A caracterização e classificação da insalubridade dependem de perícia técnica, a cargo de um médico ou um engenheiro do trabalho. Se o contato com o agente insalubre é eventual, não há direito ao adicional de insalubridade. Na legislação brasileira são reconhecidos como insalubres os trabalhos que exponham a: ruído contínuo, intermitente e de impacto superior ao limite de tolerância; exposição ao calor excessivo; exposição a radiações como raio-X, microondas, ultravioleta e laser; condições hiperbáricas; vibrações;  frio; umidade; fabricação e emprego de chumbo, pintura a pistola, pintura a pincel com tintas contendo hidrocarbonetos aromáticos; manuseio de álcalis cáusticos; fabricação e transporte de cal e cimento nas fases de grande exposição à poeira;  fabricação de esmaltes e vernizes; exposição a agentes químicos como acetona, gás cianídrico, gás amoníaco, álcool etílico, arsênico, benzeno, poeiras minerais e agentes biológicos em esgotos e cemitérios; coleta e industrialização de lixo urbano; contato com pacientes; atividade em estábulos, cavalariças e em locais com resíduos de animais deteriorados.

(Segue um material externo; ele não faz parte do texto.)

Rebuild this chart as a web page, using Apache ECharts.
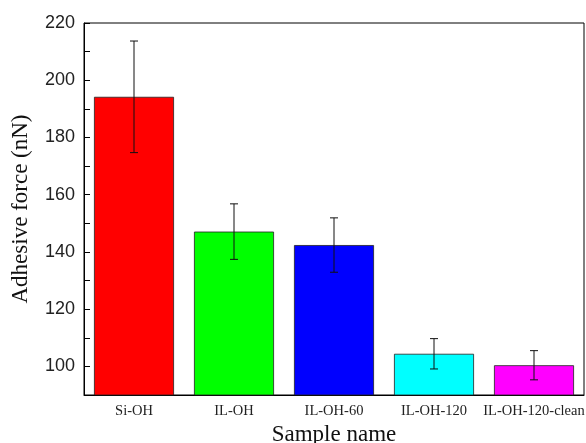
<!DOCTYPE html>
<html>
<head>
<meta charset="utf-8">
<script src="https://cdn.jsdelivr.net/npm/echarts@6/dist/echarts.min.js"></script>
<style>
html,body{margin:0;padding:0;background:#fff;}
#chart{width:586px;height:443px;}
</style>
</head>
<body>
<div id="chart"></div>
<script>
// Adhesive force per sample, with standard deviation
var samples = ['Si-OH', 'IL-OH', 'IL-OH-60', 'IL-OH-120', 'IL-OH-120-clean'];
var forces = [194.2, 147.1, 142.4, 104.4, 100.4];
var errors = [19.5, 9.7, 9.5, 5.3, 5.1];
var barColors = ['#ff0000', '#00ff00', '#0000ff', '#00ffff', '#ff00ff'];

var chart = echarts.init(document.getElementById('chart'));

var errorData = samples.map(function (s, i) {
  return [i, forces[i] - errors[i], forces[i] + errors[i]];
});

chart.setOption({
  animation: false,
  grid: {
    left: 84, right: 2, top: 23, bottom: 48,
    outerBoundsMode: 'none',
    containLabel: false,
    show: true, borderColor: '#000', borderWidth: 1
  },
  xAxis: {
    type: 'category',
    data: samples,
    name: 'Sample name',
    nameLocation: 'middle',
    nameGap: 23,
    nameTextStyle: { fontFamily: 'Liberation Serif', fontSize: 23, color: '#111' },
    axisLine: { lineStyle: { color: '#000', width: 1 } },
    axisTick: { inside: true, length: 4, lineStyle: { color: '#000' } },
    axisLabel: { interval: 0, fontFamily: 'Liberation Serif', fontSize: 14.5, color: '#222', margin: 9 }
  },
  yAxis: {
    type: 'value',
    min: 90, max: 220, interval: 10,
    name: 'Adhesive force (nN)',
    nameLocation: 'middle',
    nameGap: 52,
    nameTextStyle: { fontFamily: 'Liberation Serif', fontSize: 23, color: '#111' },
    splitLine: { show: false },
    axisLine: { show: true, lineStyle: { color: '#000', width: 1 } },
    axisTick: { show: true, inside: true, length: 6, lineStyle: { color: '#000' } },
    axisLabel: {
      fontFamily: 'Liberation Sans', fontSize: 18, color: '#222', margin: 9,
      formatter: function (v) { return v % 20 === 0 ? String(v) : ''; }
    }
  },
  series: [
    {
      type: 'bar',
      barWidth: 80,
      data: forces.map(function (v, i) {
        return { value: v, itemStyle: { color: barColors[i], borderColor: '#222', borderWidth: 0.8 } };
      })
    },
    {
      type: 'custom',
      data: errorData,
      z: 10,
      renderItem: function (params, api) {
        var x = api.value(0);
        var lo = api.coord([x, api.value(1)]);
        var hi = api.coord([x, api.value(2)]);
        var half = 4;
        var style = { stroke: '#111', lineWidth: 1 };
        return {
          type: 'group',
          children: [
            { type: 'line', shape: { x1: hi[0], y1: hi[1], x2: lo[0], y2: lo[1] }, style: style },
            { type: 'line', shape: { x1: hi[0] - half, y1: hi[1], x2: hi[0] + half, y2: hi[1] }, style: style },
            { type: 'line', shape: { x1: lo[0] - half, y1: lo[1], x2: lo[0] + half, y2: lo[1] }, style: style }
          ]
        };
      }
    }
  ]
});
</script>
</body>
</html>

De acordo com a Sociedad Española de Ginecología y Obstetricia (SEGO), a exposição a ruídos acima de 80 decibéis, após 20 semanas de gravidez, pode provocar danos à audição dos bebês. Mulheres que trabalham oito horas por dia em um ambiente de muito barulho, que exige proteção auricular, correm mais risco de ter filhos com problemas auditivos. O barulho muito forte também leva o organismo da mãe a produzir hormônios ligados ao estresse, fazendo o coração acelerar, o que pode causar mal ao bebê.

Grávidas com ocupações mais pesadas que as obriguem, por exemplo, a levantar peso, ficar de pé por muitas horas ou a trabalhar demais, são mais propensas a ter pressão alta, parto prematuro e bebês de baixo peso. Passar muito tempo sentada dificulta a circulação sanguínea, aumenta o risco de inchaço dos pés e de dores nas costas. Movimentos repetitivos, como trabalhar no computador, em linhas de montagem ou costura, também podem ser danosos, porque as grávidas têm maior propensão a desenvolver a síndrome do túnel do carpo, que causa dor e dormência na mão. Produtos químicos usados na limpeza da casa principalmente pelas domésticas e funcionárias do setor de limpeza também fazem mal às gestantes, que podem sentir náusea ou dor de cabeça. O período da gravidez e todas as alterações que ele provoca no corpo feminino não são ainda levados em consideração como deveriam pelos empregadores, legisladores e pela sociedade em geral.  E a maioria das mulheres no mercado de trabalho está em idade fértil. Uma equação difícil de resolver.